Instructions to follow = Copy everything in the data below exactly except the pictures.

Source excerpt =
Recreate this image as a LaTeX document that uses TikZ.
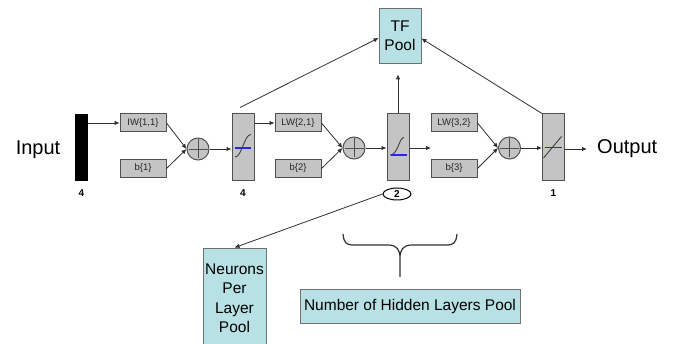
\documentclass[tikz,border=0pt]{standalone}
\usepackage{fontspec}
\setmainfont{Liberation Sans}
\usetikzlibrary{arrows.meta,shapes.geometric}
\definecolor{wgray}{HTML}{C4C4C4}
\definecolor{edge}{HTML}{505050}
\definecolor{pool}{HTML}{B7E1E4}
\definecolor{poolline}{HTML}{707070}
\definecolor{tfblue}{HTML}{2828E6}
\definecolor{wire}{HTML}{303030}
\begin{document}
\begin{tikzpicture}[x=1pt,y=-1pt,
  wbox/.style={draw=edge, fill=wgray, line width=1pt, minimum width=46pt,
    minimum height=18pt, inner sep=0pt, text=black!85,
    font=\fontsize{9.5}{11}\selectfont},
  layer/.style={draw=edge, fill=wgray, line width=1pt, minimum width=22pt,
    minimum height=67pt, inner sep=0pt},
  sumnode/.style={circle, draw=edge, fill=wgray, line width=1pt,
    minimum size=22pt, inner sep=0pt},
  poolbox/.style={draw=poolline, fill=pool, line width=0.8pt, inner sep=0pt,
    align=center, font=\fontsize{15.5}{19.5}\selectfont},
  wirearrow/.style={draw=wire, line width=0.8pt, -{Latex[length=5pt,width=4.5pt]}},
  sizelbl/.style={font=\bfseries\fontsize{10}{12}\selectfont},
  bigtext/.style={font=\fontsize{20}{24}\selectfont, inner sep=0pt},
  tfcurve/.style={draw=black!75, line width=0.9pt},
  tfline/.style={draw=tfblue, line width=1.3pt}
]
\useasboundingbox (0,0) rectangle (675,344);

% input side
\node[bigtext] (in) at (38,150) {Input};
\node[fill=black, minimum width=13pt, minimum height=67pt, inner sep=0pt] (bar) at (81.5,147.5) {};
\node[sizelbl] (n0) at (81.5,193) {4};

% layer 1
\node[wbox] (iw) at (143,123) {IW\{1,1\}};
\node[wbox] (b1) at (143,168.5) {b\{1\}};
\node[sumnode] (s1) at (198,149) {};
\node[layer] (l1) at (243,147.5) {};
\node[sizelbl] (n1) at (243,193) {4};

% layer 2
\node[wbox] (lw21) at (298,123) {LW\{2,1\}};
\node[wbox] (b2) at (298,168.5) {b\{2\}};
\node[sumnode] (s2) at (354,148) {};
\node[layer] (l2) at (398,147.5) {};
\node[ellipse, draw=black, fill=white, line width=1pt, minimum width=28pt,
  minimum height=12pt, inner sep=0pt, sizelbl] (n2) at (397,194) {2};

% layer 3
\node[wbox] (lw32) at (454,123) {LW\{3,2\}};
\node[wbox] (b3) at (454,168.5) {b\{3\}};
\node[sumnode] (s3) at (509.5,148) {};
\node[layer] (l3) at (553.5,147.5) {};
\node[sizelbl] (n3) at (553.5,193) {1};
\node[bigtext, anchor=west] (out) at (597,149) {Output};
\coordinate (stub) at (431,148);

% pools
\node[poolbox, minimum width=42pt, minimum height=55pt] (tf) at (400,35.5) {TF\\Pool};
\node[poolbox, minimum width=63pt, minimum height=100pt] (npl) at (234.5,298) {Neurons\\Per\\Layer\\Pool};
\node[poolbox, minimum width=220pt, minimum height=34pt] (nhl) at (410,306.5) {Number of Hidden Layers Pool};

% summing junction crosses
\foreach \s in {s1,s2,s3}
  \draw[edge, line width=0.9pt] ([xshift=2pt]\s.west) -- ([xshift=-2pt]\s.east)
    ([yshift=-2pt]\s.north) -- ([yshift=2pt]\s.south);

% transfer function glyphs
\begin{scope}[shift={(l1.center)}]
  \draw[tfline] (-8,0.5) -- (8,0.5);
  \draw[tfcurve] (-8,9.5) .. controls (-1,9.5) and (1,-13) .. (8,-13);
\end{scope}
\begin{scope}[shift={(l2.center)}]
  \draw[tfcurve] (-8,7.5) .. controls (0,7.5) and (1,-10) .. (6,-10);
  \draw[tfline] (-7,7.5) -- (9,7.5);
\end{scope}
\begin{scope}[shift={(l3.center)}]
  \draw[tfcurve] (-10,10.5) -- (8,-11);
  \draw[tfline] (-9,0) -- (8,0);
\end{scope}

% signal connectors
\draw[wirearrow] (bar.east |- iw.west) -- (iw.west);
\draw[wirearrow] (iw.east) -- (s1.west);
\draw[wirearrow] (b1.east) -- (s1.west);
\draw[wirearrow] (s1.east) -- (s1.east -| l1.west);
\draw[wirearrow] (l1.east |- lw21.west) -- (lw21.west);
\draw[wirearrow] (lw21.east) -- (s2.west);
\draw[wirearrow] (b2.east) -- (s2.west);
\draw[wirearrow] (s2.east) -- (s2.east -| l2.west);
\draw[wirearrow] (l2.east |- stub) -- (stub);
\draw[wirearrow] (lw32.east) -- (s3.west);
\draw[wirearrow] (b3.east) -- (s3.west);
\draw[wirearrow] (s3.east) -- (s3.east -| l3.west);
\draw[wirearrow] (l3.east |- out.west) -- ([xshift=-10pt]out.west);

% pool connectors
\draw[wirearrow] (l2.north) -- ([yshift=-11pt]l2.north |- tf.south);
\draw[wirearrow] ([xshift=-3pt,yshift=6pt]l1.north) -- ([yshift=-2.5pt]tf.west);
\draw[wirearrow] (l3.north west) -- ([yshift=-3pt]tf.east);
\draw[wirearrow] (n2.west) -- (npl.north);

% brace over the hidden layers
\draw[wire, line width=1.2pt]
  (343,234) .. controls (344,243) and (346,245) .. (354,245) -- (388,245)
  .. controls (397,245) and (400,250) .. (400,258) -- (400,277)
  (400,258) .. controls (400,250) and (403,245) .. (412,245) -- (446,245)
  .. controls (454,245) and (456,243) .. (457,234);
\end{tikzpicture}
\end{document}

Answer to this problem =
Recreate this image as a LaTeX document that uses TikZ.
\documentclass[tikz,border=0pt]{standalone}
\usepackage{fontspec}
\setmainfont{Liberation Sans}
\usetikzlibrary{arrows.meta,shapes.geometric}
\definecolor{wgray}{HTML}{C4C4C4}
\definecolor{edge}{HTML}{505050}
\definecolor{pool}{HTML}{B7E1E4}
\definecolor{poolline}{HTML}{707070}
\definecolor{tfblue}{HTML}{2828E6}
\definecolor{wire}{HTML}{303030}
\begin{document}
\begin{tikzpicture}[x=1pt,y=-1pt,
  wbox/.style={draw=edge, fill=wgray, line width=1pt, minimum width=46pt,
    minimum height=18pt, inner sep=0pt, text=black!85,
    font=\fontsize{9.5}{11}\selectfont},
  layer/.style={draw=edge, fill=wgray, line width=1pt, minimum width=22pt,
    minimum height=67pt, inner sep=0pt},
  sumnode/.style={circle, draw=edge, fill=wgray, line width=1pt,
    minimum size=22pt, inner sep=0pt},
  poolbox/.style={draw=poolline, fill=pool, line width=0.8pt, inner sep=0pt,
    align=center, font=\fontsize{15.5}{19.5}\selectfont},
  wirearrow/.style={draw=wire, line width=0.8pt, -{Latex[length=5pt,width=4.5pt]}},
  sizelbl/.style={font=\bfseries\fontsize{10}{12}\selectfont},
  bigtext/.style={font=\fontsize{20}{24}\selectfont, inner sep=0pt},
  tfcurve/.style={draw=black!75, line width=0.9pt},
  tfline/.style={draw=tfblue, line width=1.3pt}
]
\useasboundingbox (0,0) rectangle (675,344);

% input side
\node[bigtext] (in) at (38,150) {Input};
\node[fill=black, minimum width=13pt, minimum height=67pt, inner sep=0pt] (bar) at (81.5,147.5) {};
\node[sizelbl] (n0) at (81.5,193) {4};

% layer 1
\node[wbox] (iw) at (143,123) {IW\{1,1\}};
\node[wbox] (b1) at (143,168.5) {b\{1\}};
\node[sumnode] (s1) at (198,149) {};
\node[layer] (l1) at (243,147.5) {};
\node[sizelbl] (n1) at (243,193) {4};

% layer 2
\node[wbox] (lw21) at (298,123) {LW\{2,1\}};
\node[wbox] (b2) at (298,168.5) {b\{2\}};
\node[sumnode] (s2) at (354,148) {};
\node[layer] (l2) at (398,147.5) {};
\node[ellipse, draw=black, fill=white, line width=1pt, minimum width=28pt,
  minimum height=12pt, inner sep=0pt, sizelbl] (n2) at (397,194) {2};

% layer 3
\node[wbox] (lw32) at (454,123) {LW\{3,2\}};
\node[wbox] (b3) at (454,168.5) {b\{3\}};
\node[sumnode] (s3) at (509.5,148) {};
\node[layer] (l3) at (553.5,147.5) {};
\node[sizelbl] (n3) at (553.5,193) {1};
\node[bigtext, anchor=west] (out) at (597,149) {Output};
\coordinate (stub) at (431,148);

% pools
\node[poolbox, minimum width=42pt, minimum height=55pt] (tf) at (400,35.5) {TF\\Pool};
\node[poolbox, minimum width=63pt, minimum height=100pt] (npl) at (234.5,298) {Neurons\\Per\\Layer\\Pool};
\node[poolbox, minimum width=220pt, minimum height=34pt] (nhl) at (410,306.5) {Number of Hidden Layers Pool};

% summing junction crosses
\foreach \s in {s1,s2,s3}
  \draw[edge, line width=0.9pt] ([xshift=2pt]\s.west) -- ([xshift=-2pt]\s.east)
    ([yshift=-2pt]\s.north) -- ([yshift=2pt]\s.south);

% transfer function glyphs
\begin{scope}[shift={(l1.center)}]
  \draw[tfline] (-8,0.5) -- (8,0.5);
  \draw[tfcurve] (-8,9.5) .. controls (-1,9.5) and (1,-13) .. (8,-13);
\end{scope}
\begin{scope}[shift={(l2.center)}]
  \draw[tfcurve] (-8,7.5) .. controls (0,7.5) and (1,-10) .. (6,-10);
  \draw[tfline] (-7,7.5) -- (9,7.5);
\end{scope}
\begin{scope}[shift={(l3.center)}]
  \draw[tfcurve] (-10,10.5) -- (8,-11);
  \draw[tfline] (-9,0) -- (8,0);
\end{scope}

% signal connectors
\draw[wirearrow] (bar.east |- iw.west) -- (iw.west);
\draw[wirearrow] (iw.east) -- (s1.west);
\draw[wirearrow] (b1.east) -- (s1.west);
\draw[wirearrow] (s1.east) -- (s1.east -| l1.west);
\draw[wirearrow] (l1.east |- lw21.west) -- (lw21.west);
\draw[wirearrow] (lw21.east) -- (s2.west);
\draw[wirearrow] (b2.east) -- (s2.west);
\draw[wirearrow] (s2.east) -- (s2.east -| l2.west);
\draw[wirearrow] (l2.east |- stub) -- (stub);
\draw[wirearrow] (lw32.east) -- (s3.west);
\draw[wirearrow] (b3.east) -- (s3.west);
\draw[wirearrow] (s3.east) -- (s3.east -| l3.west);
\draw[wirearrow] (l3.east |- out.west) -- ([xshift=-10pt]out.west);

% pool connectors
\draw[wirearrow] (l2.north) -- ([yshift=-11pt]l2.north |- tf.south);
\draw[wirearrow] ([xshift=-3pt,yshift=6pt]l1.north) -- ([yshift=-2.5pt]tf.west);
\draw[wirearrow] (l3.north west) -- ([yshift=-3pt]tf.east);
\draw[wirearrow] (n2.west) -- (npl.north);

% brace over the hidden layers
\draw[wire, line width=1.2pt]
  (343,234) .. controls (344,243) and (346,245) .. (354,245) -- (388,245)
  .. controls (397,245) and (400,250) .. (400,258) -- (400,277)
  (400,258) .. controls (400,250) and (403,245) .. (412,245) -- (446,245)
  .. controls (454,245) and (456,243) .. (457,234);
\end{tikzpicture}
\end{document}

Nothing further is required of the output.